Known for leading transformational change, Johnson has served as chief executive of organizations overseeing multiple subsidiaries and affiliated entities, with responsibility for governance, regulatory compliance, risk management, and fiduciary alignment across distinct operating units. His leadership includes guiding institutional acquisitions, repositioning legacy organizations and cultural assets to national standards of governance, operations, and public engagement, and aligning executive leadership, board governance, and staff culture to drive durable institutional health and measurable social impact.

Prior to his leadership in New Orleans, Johnson served as President & CEO of Chicago Sinfonietta (2020–2024), where he led the most expansive growth period in the organization’s history.
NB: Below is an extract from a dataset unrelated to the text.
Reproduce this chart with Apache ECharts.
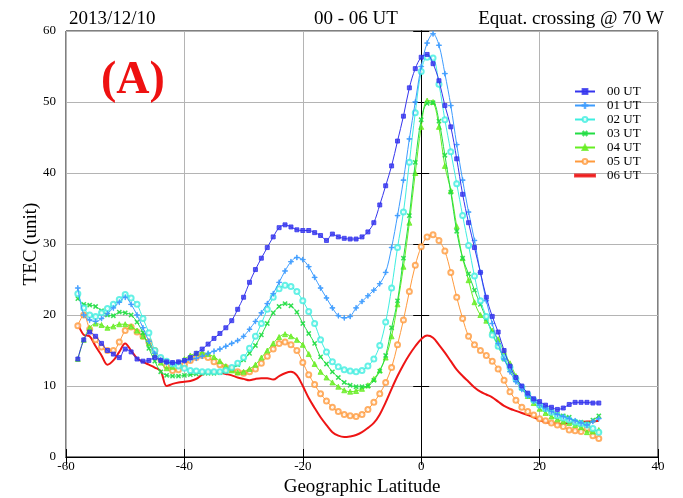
<!DOCTYPE html>
<html>
<head>
<meta charset="utf-8">
<script src="https://cdn.jsdelivr.net/npm/echarts@6/dist/echarts.min.js"></script>
<style>html,body{margin:0;padding:0;background:#fff}#c{width:683px;height:498px}</style>
</head>
<body>
<div id="c"></div>
<script>
// Geographic latitude (degrees), 1-degree steps from -58 to 30
const lats = [];
for (let v = -58; v <= 30; v++) lats.push(v);

const seriesNames = ['00 UT','01 UT','02 UT','03 UT','04 UT','05 UT','06 UT'];

const ut00 = [13.8,16.5,17.6,17.0,16.0,15.0,14.5,14.0,15.2,14.8,13.8,13.5,13.6,14.0,13.6,13.4,13.3,13.4,13.6,14.0,14.6,15.2,15.9,16.7,17.4,18.2,19.2,20.8,22.5,24.6,26.4,28.0,29.5,31.0,32.3,32.7,32.4,32.0,31.9,31.9,31.6,31.2,30.5,31.4,31.0,30.8,30.7,30.7,31.0,31.7,33.0,35.5,38.2,41.0,44.5,48.0,52.0,54.7,56.3,56.7,55.4,53.0,49.5,46.5,42.0,37.0,33.0,29.5,26.0,22.5,19.8,17.6,15.0,12.8,11.2,10.0,9.0,8.2,7.8,7.3,7.0,6.7,6.9,7.4,7.7,7.7,7.7,7.6,7.6];
const ut01 = [23.8,20.0,19.3,19.1,19.5,20.2,21.0,21.8,22.5,21.5,20.0,18.2,16.3,14.6,13.7,13.3,13.2,13.3,13.5,13.7,13.9,14.2,14.6,14.9,15.2,15.6,16.0,16.4,17.0,18.0,19.1,20.3,21.6,23.0,24.6,26.2,27.5,28.1,27.8,26.8,25.3,23.8,22.4,21.0,19.9,19.6,19.8,21.0,21.9,22.7,23.5,24.4,26.0,29.5,34.0,39.0,44.8,50.0,55.0,58.3,59.6,58.0,54.0,49.5,44.0,39.0,34.5,30.5,26.0,22.0,18.8,16.0,13.8,12.0,10.6,9.5,8.6,7.9,7.3,6.8,6.4,6.0,5.7,5.4,5.1,4.8,4.5,5.0,5.4];
const ut02 = [23.0,21.0,20.0,19.8,20.3,20.9,21.5,22.2,22.9,22.4,21.5,19.5,17.5,15.0,14.0,13.5,13.1,12.8,12.5,12.2,12.1,12.0,12.0,12.0,12.0,12.2,12.6,13.2,14.0,15.3,17.0,18.8,20.8,22.5,23.7,24.2,24.0,23.3,22.0,20.5,18.8,16.5,14.8,13.4,12.7,12.3,12.1,12.0,12.2,12.8,13.8,15.7,19.0,23.8,29.5,34.5,41.5,48.5,54.3,56.3,56.2,52.5,47.5,43.0,38.5,34.0,29.8,25.5,22.0,19.8,17.2,15.6,14.0,12.6,11.0,9.8,8.8,8.0,7.3,6.8,6.3,5.8,5.5,5.2,4.9,4.7,4.5,4.0,3.5];
const ut03 = [22.3,21.5,21.4,21.2,20.6,20.0,19.9,20.4,20.3,20.0,19.0,17.5,15.3,13.5,12.0,11.5,11.4,11.4,11.5,11.6,11.7,11.8,11.8,11.8,11.9,12.1,12.5,13.0,13.7,14.6,15.7,17.2,18.8,20.3,21.2,21.6,21.3,20.4,18.8,17.4,16.0,14.1,13.1,12.0,11.2,10.5,10.1,9.9,9.9,10.0,10.8,12.1,14.3,18.2,22.0,28.0,34.0,41.5,47.5,49.8,49.9,47.3,42.5,37.3,31.8,28.0,25.8,23.5,21.5,19.5,17.5,15.6,13.8,12.3,10.9,9.7,8.8,8.0,7.3,6.8,6.4,6.0,5.8,5.6,5.0,4.9,4.7,5.2,5.8];
const ut04 = [13.8,16.5,18.2,18.8,18.6,18.2,18.4,18.7,18.7,18.4,17.8,17.0,16.0,14.5,13.3,12.5,12.7,13.3,13.8,14.3,14.6,14.7,14.5,14.1,13.5,12.8,12.2,11.9,12.0,12.4,13.0,14.0,15.0,16.0,16.9,17.3,17.0,16.5,15.8,14.5,13.1,12.0,11.2,10.5,9.9,9.4,9.2,9.3,9.6,10.1,11.0,12.2,14.0,17.0,21.5,26.8,33.0,40.0,46.5,50.2,50.0,46.5,41.0,37.5,32.5,28.0,24.9,21.8,20.0,19.2,17.8,16.6,14.8,13.2,11.4,9.8,8.6,7.6,6.8,6.2,5.7,5.3,5.0,4.8,4.5,4.2,3.5,3.6,3.8];
const ut05 = [18.5,20.0,18.0,16.5,15.5,15.0,15.0,16.2,17.8,18.3,17.6,17.0,16.2,15.0,13.8,12.8,12.2,12.3,13.0,13.6,14.0,14.3,14.0,13.4,13.0,12.6,12.4,12.0,11.8,12.0,12.4,13.2,14.2,15.2,16.0,16.2,15.8,15.0,13.3,11.6,10.2,8.9,7.9,7.0,6.4,6.0,5.8,5.7,6.0,6.7,7.7,8.9,10.5,12.6,15.8,19.3,23.3,27.0,29.6,31.0,31.3,30.5,29.0,26.0,22.5,19.5,17.0,15.8,15.0,14.3,13.5,12.4,10.8,9.2,8.0,7.0,6.4,5.9,5.4,5.1,4.8,4.5,4.3,3.8,3.7,3.6,4.0,3.0,2.6];
const ut06 = [18.8,17.2,17.0,15.6,14.3,13.0,13.6,14.8,16.0,15.0,13.9,13.4,13.0,12.6,12.1,10.0,10.3,10.5,10.6,10.7,11.0,11.6,12.0,12.0,11.9,11.7,11.5,11.2,11.0,10.8,11.0,11.1,11.1,10.9,11.4,11.8,12.0,11.5,10.0,8.3,6.9,5.6,4.5,3.5,3.0,2.8,2.9,3.1,3.5,4.1,4.8,6.0,7.7,9.6,11.4,13.0,14.4,15.6,16.6,17.1,16.8,15.8,14.7,13.5,12.3,11.4,10.6,9.8,9.2,8.8,8.4,7.8,7.2,6.8,6.5,6.2,5.9,5.6,5.2,4.9,4.8,4.7,4.7,4.8,4.9,4.9,5.0,5.0,5.1];

const xTicks = {min: -60, max: 40, interval: 20};
const yTicks = {min: 0, max: 60, interval: 10};

const FONT = 'Liberation Serif';
const values = [ut00, ut01, ut02, ut03, ut04, ut05, ut06];
const colors = ['#3535ee','#3d9cff','#3eeee0','#22dd44','#66ee22','#ff9a3c','#ee1515'];
const plusPath = 'path://M4,0h1v4h4v1h-4v4h-1v-4h-4v-1h4z';
const symbols = ['rect', plusPath, 'emptyCircle', plusPath, 'triangle', 'emptyCircle', 'none'];
const symSizes = [4, 5, 5, 5, 5, 5, 0];
const symRot = [0, 0, 0, 45, 0, 0, 0];

const series = values.map((arr, k) => ({
  name: seriesNames[k],
  type: 'line',
  data: lats.map((x, i) => [x, arr[i]]),
  smooth: 0.35,
  symbol: symbols[k],
  symbolSize: symSizes[k],
  symbolRotate: symRot[k],
  showSymbol: k !== 6,
  lineStyle: {color: colors[k], width: k === 6 ? 2 : 1},
  itemStyle: {color: colors[k], borderColor: colors[k], borderWidth: 1, opacity: 0.8},
  animation: false,
  z: 10 - k
}));

const legendData = seriesNames.map((n, k) => k === 6
  ? {name: n, icon: 'path://M0,0h20v2h-20z', itemStyle: {color: colors[6]}}
  : {name: n});

const chart = echarts.init(document.getElementById('c'), null, {renderer: 'canvas'});
chart.setOption({
  backgroundColor: '#fff',
  animation: false,
  textStyle: {fontFamily: FONT},
  title: [
    {text: '2013/12/10', left: 64, top: 5, textStyle: {fontFamily: FONT, fontSize: 19, fontWeight: 'normal', color: '#000'}},
    {text: '00 - 06 UT', left: 309, top: 5, textStyle: {fontFamily: FONT, fontSize: 19, fontWeight: 'normal', color: '#000'}},
    {text: 'Equat. crossing @ 70 W', right: 14, top: 5, textStyle: {fontFamily: FONT, fontSize: 19, fontWeight: 'normal', color: '#000'}},
    {text: '(A)', left: 96, top: 53, textStyle: {fontFamily: FONT, fontSize: 46, fontWeight: 'bold', color: '#ee1111'}}
  ],
  grid: {left: 66, right: 25, top: 31, bottom: 41, show: true, borderColor: '#000', borderWidth: 1,
         containLabel: false, outerBoundsMode: 'none'},
  legend: {
    data: legendData,
    orient: 'vertical',
    left: 569,
    top: 80,
    itemWidth: 20,
    itemHeight: 6,
    itemGap: 1,
    textStyle: {fontFamily: FONT, fontSize: 13, color: '#000', padding: [0, 0, 0, 7], lineHeight: 13}
  },
  xAxis: [
    {type: 'value', min: xTicks.min, max: xTicks.max, interval: xTicks.interval, position: 'bottom',
     name: 'Geographic Latitude', nameLocation: 'middle', nameGap: 20,
     nameTextStyle: {fontFamily: FONT, fontSize: 19, color: '#000'},
     axisLine: {show: true, lineStyle: {color: '#000'}},
     axisTick: {inside: true, length: 8, lineStyle: {color: '#000'}},
     axisLabel: {fontFamily: FONT, fontSize: 13, color: '#000', margin: 3},
     splitLine: {show: true, lineStyle: {color: '#b4b4b4', width: 1}}},
    {type: 'value', min: xTicks.min, max: xTicks.max, interval: xTicks.interval, position: 'top',
     axisLine: {show: true, lineStyle: {color: '#000'}},
     axisTick: {inside: true, length: 8, lineStyle: {color: '#000'}},
     axisLabel: {show: false}, splitLine: {show: false}}
  ],
  yAxis: [
    {type: 'value', min: yTicks.min, max: yTicks.max, interval: yTicks.interval, position: 'left',
     name: 'TEC (unit)', nameLocation: 'middle', nameGap: 25, nameMoveOverlap: false,
     nameTextStyle: {fontFamily: FONT, fontSize: 19, color: '#000'},
     axisLine: {show: true, lineStyle: {color: '#000'}},
     axisTick: {inside: true, length: 8, lineStyle: {color: '#000'}},
     axisLabel: {fontFamily: FONT, fontSize: 13, color: '#000', margin: 10},
     splitLine: {show: true, lineStyle: {color: '#b4b4b4', width: 1}}},
    {type: 'value', min: yTicks.min, max: yTicks.max, interval: yTicks.interval, position: 'right',
     axisLine: {show: true, lineStyle: {color: '#000'}},
     axisTick: {inside: true, length: 8, lineStyle: {color: '#000'}},
     axisLabel: {show: false}, splitLine: {show: false}}
  ],
  series: series
});
</script>
</body>
</html>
Noted by
Crain’s Chicago Business as a “business heavyweight,” he repositioned the orchestra’s relationship with the Auditorium Theatre as a core platform for artistic, audience, and revenue growth—expanding institutional visibility, deepening partnerships, and modernizing the organization’s programmatic and operating model to strengthen both artistic impact and financial performance.
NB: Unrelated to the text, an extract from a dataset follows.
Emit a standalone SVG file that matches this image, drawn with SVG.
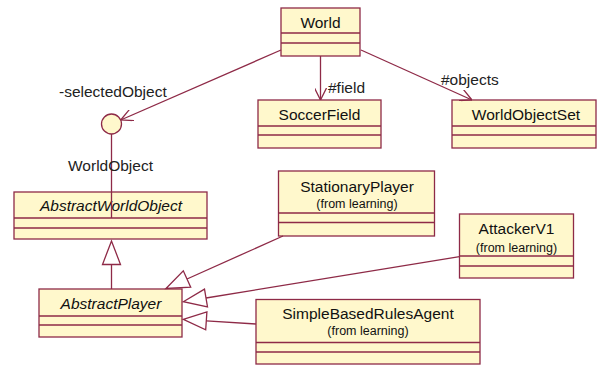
<svg xmlns="http://www.w3.org/2000/svg" width="597" height="365" viewBox="0 0 597 365">
<defs>
<style>
.box{fill:#FFF8CC;stroke:#8E2A47;stroke-width:1.3}
.div{stroke:#8E2A47;stroke-width:1.3}
.name{font-family:"Liberation Sans",Arial,sans-serif;font-size:15.5px;fill:#111;text-anchor:middle}
.it{font-style:italic}
.from{font-family:"Liberation Sans",Arial,sans-serif;font-size:12.5px;fill:#111;text-anchor:middle}
.lbl{font-family:"Liberation Sans",Arial,sans-serif;font-size:15.5px;fill:#222}
.conn{stroke:#8E2A47;stroke-width:1.3;fill:none}
.tri{fill:#fff;stroke:#8E2A47;stroke-width:1.3}
</style>
<marker id="open" viewBox="0 0 12 12" refX="12" refY="6" markerWidth="12" markerHeight="12" orient="auto" markerUnits="userSpaceOnUse">
<path d="M0,0 L12,6 L0,12" fill="none" stroke="#8E2A47" stroke-width="1.3"/>
</marker>
</defs>
<rect width="597" height="365" fill="#fff"/>

<g id="World">
<rect class="box" x="281" y="8" width="79" height="48"/>
<line class="div" x1="281" y1="33" x2="360" y2="33"/>
<line class="div" x1="281" y1="43" x2="360" y2="43"/>
<text class="name" x="320.5" y="28">World</text>
</g>

<g id="SoccerField">
<rect class="box" x="258" y="100" width="123" height="48"/>
<line class="div" x1="258" y1="126" x2="381" y2="126"/>
<line class="div" x1="258" y1="135" x2="381" y2="135"/>
<text class="name" x="319.5" y="120">SoccerField</text>
</g>

<g id="WorldObjectSet">
<rect class="box" x="452" y="100" width="144" height="48"/>
<line class="div" x1="452" y1="126" x2="596" y2="126"/>
<line class="div" x1="452" y1="135" x2="596" y2="135"/>
<text class="name" x="526" y="120">WorldObjectSet</text>
</g>

<g id="WorldObjectInterface">
<circle cx="111.5" cy="124" r="10" fill="#FFF8CC" stroke="#8E2A47" stroke-width="1.3"/>
</g>

<g id="AbstractWorldObject">
<rect class="box" x="14" y="192" width="193" height="47"/>
<line class="div" x1="14" y1="218" x2="207" y2="218"/>
<line class="div" x1="14" y1="228" x2="207" y2="228"/>
<text class="name it" x="111" y="210.5">AbstractWorldObject</text>
</g>

<g id="AbstractPlayer">
<rect class="box" x="39" y="289" width="143" height="48"/>
<line class="div" x1="39" y1="316" x2="182" y2="316"/>
<line class="div" x1="39" y1="325" x2="182" y2="325"/>
<text class="name it" x="111" y="309">AbstractPlayer</text>
</g>

<g id="StationaryPlayer">
<rect class="box" x="278.5" y="171" width="156" height="65"/>
<line class="div" x1="278.5" y1="213" x2="434.5" y2="213"/>
<line class="div" x1="278.5" y1="222.5" x2="434.5" y2="222.5"/>
<text class="name" x="357" y="191.5">StationaryPlayer</text>
<text class="from" x="357" y="208">(from learning)</text>
</g>

<g id="AttackerV1">
<rect class="box" x="459.5" y="214" width="114" height="64"/>
<line class="div" x1="459.5" y1="256" x2="573.5" y2="256"/>
<line class="div" x1="459.5" y1="266" x2="573.5" y2="266"/>
<text class="name" x="516.5" y="234">AttackerV1</text>
<text class="from" x="516.5" y="251.5">(from learning)</text>
</g>

<g id="SimpleBasedRulesAgent">
<rect class="box" x="256" y="299.5" width="224" height="64.5"/>
<line class="div" x1="256" y1="342.5" x2="480" y2="342.5"/>
<line class="div" x1="256" y1="352" x2="480" y2="352"/>
<text class="name" x="368" y="318.5">SimpleBasedRulesAgent</text>
<text class="from" x="368" y="335">(from learning)</text>
</g>

<g id="connectors">
<line class="conn" x1="320.5" y1="56" x2="320.5" y2="100" marker-end="url(#open)"/>
<line class="conn" x1="361" y1="50" x2="472" y2="100" marker-end="url(#open)"/>
<line class="conn" x1="281" y1="50" x2="120.7" y2="120" marker-end="url(#open)"/>
<line class="conn" x1="111.5" y1="134" x2="111.5" y2="218"/>
<line class="conn" x1="111.5" y1="264.5" x2="111.5" y2="289"/>
<polygon class="tri" points="111.5,241 102.5,264.5 120.5,264.5"/>
<line class="conn" x1="283" y1="236" x2="187" y2="279"/>
<polygon class="tri" points="166,288.5 183.3,270.8 190.7,287.2"/>
<line class="conn" x1="459.5" y1="256.7" x2="206" y2="298"/>
<polygon class="tri" points="183.3,301.7 204.5,289.1 207.5,306.9"/>
<line class="conn" x1="256" y1="324" x2="206.3" y2="320.8"/>
<polygon class="tri" points="183.3,319.3 206.9,311.8 205.7,329.8"/>
</g>

<g id="labels">
<text class="lbl" x="59" y="97">-selectedObject</text>
<text class="lbl" x="68" y="171">WorldObject</text>
<text class="lbl" x="328" y="93">#field</text>
<text class="lbl" x="441" y="85">#objects</text>
</g>
</svg>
During this period, he also served as Co-Chair of the City of Chicago’s Cultural Advisory Council and Chair of the Toronto Sister City Committee, advised World Business Chicago on creative economic development, and held several appointments in international civic and cultural diplomacy, with his most recent assignment representing the City of Chicago in the Tokyo–Osaka delegation.
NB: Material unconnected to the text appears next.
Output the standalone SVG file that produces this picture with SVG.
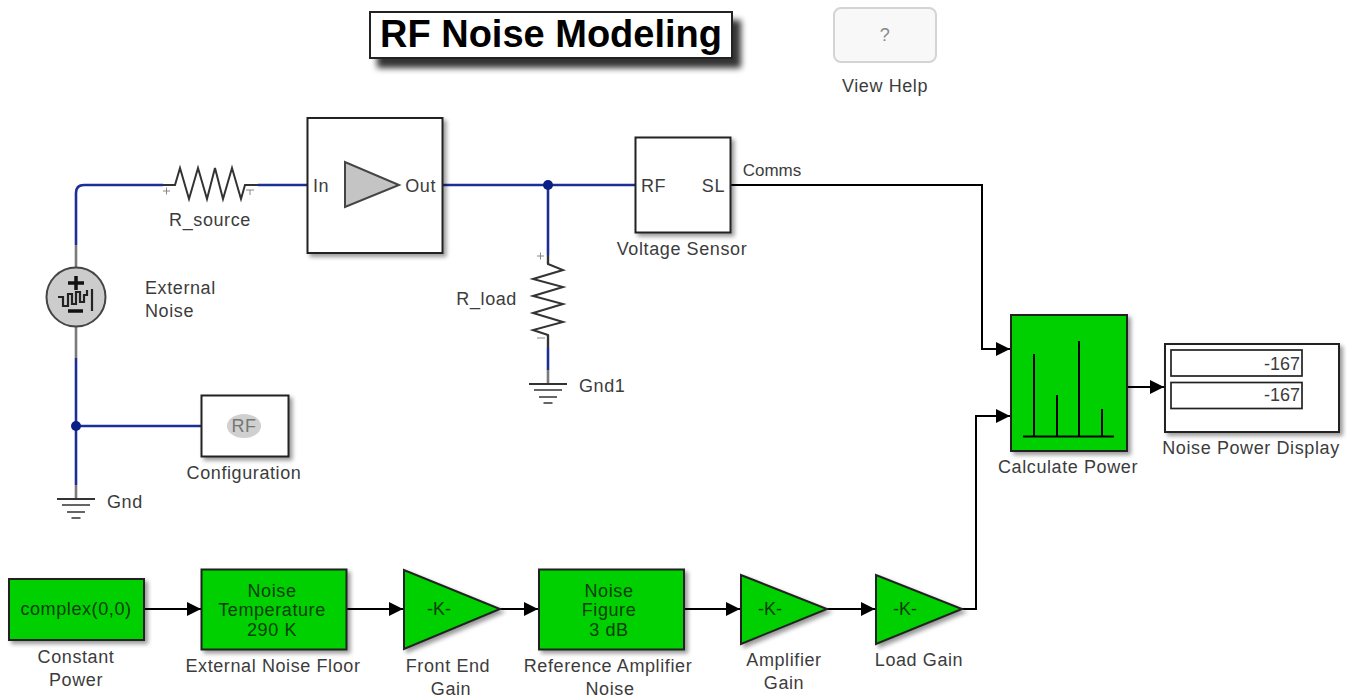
<svg xmlns="http://www.w3.org/2000/svg" width="1347" height="698" viewBox="0 0 1347 698">
<style>
text{font-family:"Liberation Sans",Arial,sans-serif;font-size:18px;letter-spacing:.6px;fill:#3c3c3c;text-anchor:middle}
.l{text-anchor:start}
.e{text-anchor:end}
.d{fill:#0a3d0a}
.n{letter-spacing:0}
.b{fill:#fff;stroke:#222;stroke-width:2;filter:url(#s)}
.g{fill:#00d000;stroke:#222;stroke-width:2;filter:url(#s)}
.w{fill:none;stroke:#000;stroke-width:2}
.rf{fill:none;stroke:#1c2f94;stroke-width:2.6}
.st{fill:none;stroke:#7a7a7a;stroke-width:2.6}
.sym{fill:none;stroke:#333;stroke-width:2;stroke-linejoin:miter}
.gn{fill:none;stroke:#666;stroke-width:2}
.gt{fill:none;stroke:#333;stroke-width:2}
</style>
<defs>
<filter id="s" x="-10%" y="-10%" width="125%" height="125%"><feDropShadow dx="3" dy="3" stdDeviation="2" flood-color="#000" flood-opacity=".4"/></filter>
<filter id="s2" x="-5%" y="-20%" width="112%" height="170%"><feDropShadow dx="8" dy="9" stdDeviation="3" flood-color="#000" flood-opacity=".8"/></filter>
<marker id="a" markerUnits="userSpaceOnUse" markerWidth="15" markerHeight="14" refX="14" refY="7" orient="auto"><path d="M0 0L14 7L0 14z" fill="#000"/></marker>
<g id="ground"><path class="gt" d="M-19 0H19"/><path class="gn" d="M-14 6H14M-9 13H9M-4.500 19H4.500"/></g>
</defs>

<g id="connectors">
<path class="rf" d="M163 185H84Q76 185 76 193V245"/>
<path class="st" d="M76 245V268M76 325V358"/>
<path class="rf" d="M76 358V485"/>
<path class="st" d="M76 485V499"/>
<path class="rf" d="M76 426H201"/>
<path class="rf" d="M258 185H307"/>
<path class="rf" d="M442 185H635"/>
<path class="rf" d="M548 185V255"/>
<path class="st" d="M548 255V264M548 335V348"/>
<path class="rf" d="M548 348V370"/>
<path class="st" d="M548 370V384"/>
<circle cx="548" cy="185" r="5" fill="#0a1f86"/>
<circle cx="76" cy="426" r="5" fill="#0a1f86"/>
<path class="w" d="M731 185H982V349H1010" marker-end="url(#a)"/>
<path class="w" d="M962 609H976V416H1010" marker-end="url(#a)"/>
<path class="w" d="M1127 387H1164" marker-end="url(#a)"/>
<path class="w" d="M144 609H201" marker-end="url(#a)"/>
<path class="w" d="M347 609H403" marker-end="url(#a)"/>
<path class="w" d="M500 609H538" marker-end="url(#a)"/>
<path class="w" d="M684 609H740" marker-end="url(#a)"/>
<path class="w" d="M827 609H875" marker-end="url(#a)"/>
<text class="n" x="772" y="176" style="font-size:17px">Comms</text>
</g>

<g id="title">
<rect x="370" y="12" width="362" height="46" fill="#fff" stroke="#222" stroke-width="2" filter="url(#s2)"/>
<text class="n" x="551" y="47" style="font-size:38px;font-weight:bold;fill:#000">RF Noise Modeling</text>
</g>

<g id="help">
<rect x="834" y="8" width="102" height="54" rx="7" fill="#f8f8f8" stroke="#d4d4d4" stroke-width="2"/>
<text x="885" y="41" style="fill:#888">?</text>
<text x="885" y="92">View Help</text>
</g>

<g id="r-source">
<path class="sym" d="M163 185H175L180 168L189 199L198 168L207 199L215 168L223 199L232 168L241 199L245 185H258"/>
<path d="M163 191H170M166.500 187.500V194.500M246 190H254M250 190V195" fill="none" stroke="#888" stroke-width="1"/>
<text x="210" y="226">R_source</text>
</g>

<g id="external-noise">
<circle cx="76" cy="297" r="29.500" fill="#ccc" stroke="#444" stroke-width="2"/>
<path d="M68 283H84M76 276V290M68 311H83" stroke="#111" stroke-width="3.500" fill="none"/>
<path d="M58 297H63V306H68V294H72V304H76V292H80V302H84V295H87V290M92 289V311" stroke="#222" stroke-width="2.200" fill="none"/>
<text class="l" x="145" y="294">External</text>
<text class="l" x="145" y="317">Noise</text>
</g>

<g id="amplifier">
<rect class="b" x="307.500" y="118" width="135" height="135"/>
<path d="M345 162V207L399 185z" fill="#c4c4c4" stroke="#444" stroke-width="2"/>
<text class="l" x="313" y="192">In</text>
<text class="e" x="436" y="192">Out</text>
</g>

<g id="voltage-sensor">
<rect class="b" x="635.500" y="137.500" width="95" height="95"/>
<text class="l" x="641" y="192">RF</text>
<text class="e" x="725" y="192">SL</text>
<text x="682" y="255">Voltage Sensor</text>
</g>

<g id="r-load">
<path class="sym" d="M548 255V264L563 270L533 279L563 287L533 296L563 304L533 313L563 322L533 330L548 335V348"/>
<path d="M537 256H544M540.500 252.500V259.500M537 338H545" fill="none" stroke="#888" stroke-width="1"/>
<text class="e" x="517" y="305">R_load</text>
</g>

<g id="gnd1">
<use href="#ground" x="548" y="384"/>
<text class="l" x="579" y="392">Gnd1</text>
</g>

<g id="gnd">
<use href="#ground" x="76" y="499"/>
<text class="l" x="107" y="508">Gnd</text>
</g>

<g id="configuration">
<rect class="b" x="201.500" y="395.500" width="87" height="61"/>
<ellipse cx="244" cy="426" rx="17" ry="12" fill="#d0d0d0"/>
<text x="244" y="432" style="fill:#777">RF</text>
<text x="244" y="479">Configuration</text>
</g>

<g id="calculate-power">
<rect class="g" x="1011" y="315" width="116" height="136"/>
<path d="M1034 436V354M1057 436V395M1079 436V341M1102 436V409M1023 436.500H1114" stroke="#000" stroke-width="2" fill="none"/>
<text x="1068" y="473">Calculate Power</text>
</g>

<g id="noise-power-display">
<rect class="b" x="1165" y="344" width="174" height="88"/>
<rect x="1171" y="350" width="131" height="26" fill="#fff" stroke="#222" stroke-width="1.700"/>
<rect x="1171" y="382.500" width="131" height="26" fill="#fff" stroke="#222" stroke-width="1.700"/>
<text class="e n" x="1300" y="370">-167</text>
<text class="e n" x="1300" y="401">-167</text>
<text x="1251" y="454">Noise Power Display</text>
</g>

<g id="constant-power">
<rect class="g" x="9" y="579" width="135" height="61"/>
<text class="d" x="76" y="615">complex(0,0)</text>
<text x="76" y="663">Constant</text>
<text x="76" y="686">Power</text>
</g>

<g id="external-noise-floor">
<rect class="g" x="201.500" y="569.500" width="145" height="80"/>
<text class="d" x="272" y="597">Noise</text>
<text class="d" x="272" y="616">Temperature</text>
<text class="d" x="272" y="636">290 K</text>
<text x="273" y="672">External Noise Floor</text>
</g>

<g id="front-end-gain">
<path class="g" d="M404 570V649L500 609z"/>
<text class="d n" x="439" y="615">-K-</text>
<text x="448" y="672">Front End</text>
<text x="451" y="695">Gain</text>
</g>

<g id="reference-amplifier-noise">
<rect class="g" x="539" y="569.500" width="145" height="80"/>
<text class="d" x="609" y="597">Noise</text>
<text class="d" x="609" y="616">Figure</text>
<text class="d" x="609" y="636">3 dB</text>
<text x="608" y="672">Reference Amplifier</text>
<text x="610" y="695">Noise</text>
</g>

<g id="amplifier-gain">
<path class="g" d="M741 575V644L827 609z"/>
<text class="d n" x="770" y="615">-K-</text>
<text x="784" y="666">Amplifier</text>
<text x="784" y="689">Gain</text>
</g>

<g id="load-gain">
<path class="g" d="M876 575V644L962 609z"/>
<text class="d n" x="905" y="615">-K-</text>
<text x="919" y="666">Load Gain</text>
</g>
</svg>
Johnson is the first African American executive to lead a nationally recognized orchestra in the United States. He has advised civic and federal leaders in cities including Chicago, New Orleans, and Louisville, as well as U.S. government agencies, on expanding creative economies, developing cultural corridors, and designing cross-sector frameworks that maximize public value. His board service includes organizations across the country, including the League of American Orchestras (current Director; former Vice Chair and Group 3/4 Officer), the Sir Georg Solti Foundation U.S., the Brevard Music Center, and Vanderbilt University’s Dean’s Advisory Circle. He is also a member of The Recording Academy.

His recognitions include the 2025 Titan Award; recognition by
New Orleans CityBusiness as a New Executives honoree and inclusion in The New Orleans 500; Crain’s Chicago Business 40 Under 40; the Chicago Tribune’s 2022 Chicagoan of the Year in Classical Music; and Musical America’s Top 30 Professionals.

Before transitioning to executive leadership, Johnson had an acclaimed career as a soloist, chamber musician, and orchestral cellist, performing with major orchestras in the U.S. and internationally. His recordings include works by Richard Danielpour, Poul Ruders, and Claudio Gabriele, and he has been featured on NPR’s
From the Top and What Makes It Great? His honors include the Brevard Music Center Distinguished Alumni Award, the Chicago Urban League Impact Fellowship, and the Chicago Community Trust Daniel Burnham Fellowship. As a performer, his awards include the World Competition Audience Choice Award, the Daniel Rains Concerto Competition, and the Brevard Music Festival Concerto Competition.
He holds a Bachelor of Music from Vanderbilt University, a Master of Music from Cleveland State University, and a Professional Studies Certificate from Manhattan School of Music, with additional executive education from Harvard Business School and the University of Pennsylvania.
Johnson brings deep expertise in institutional design, stakeholder alignment, and enterprise-level governance, with a leadership focus on systems-level innovation, legacy stewardship, and building durable cultural institutions that unite artistic excellence, public value, and financial sustainability.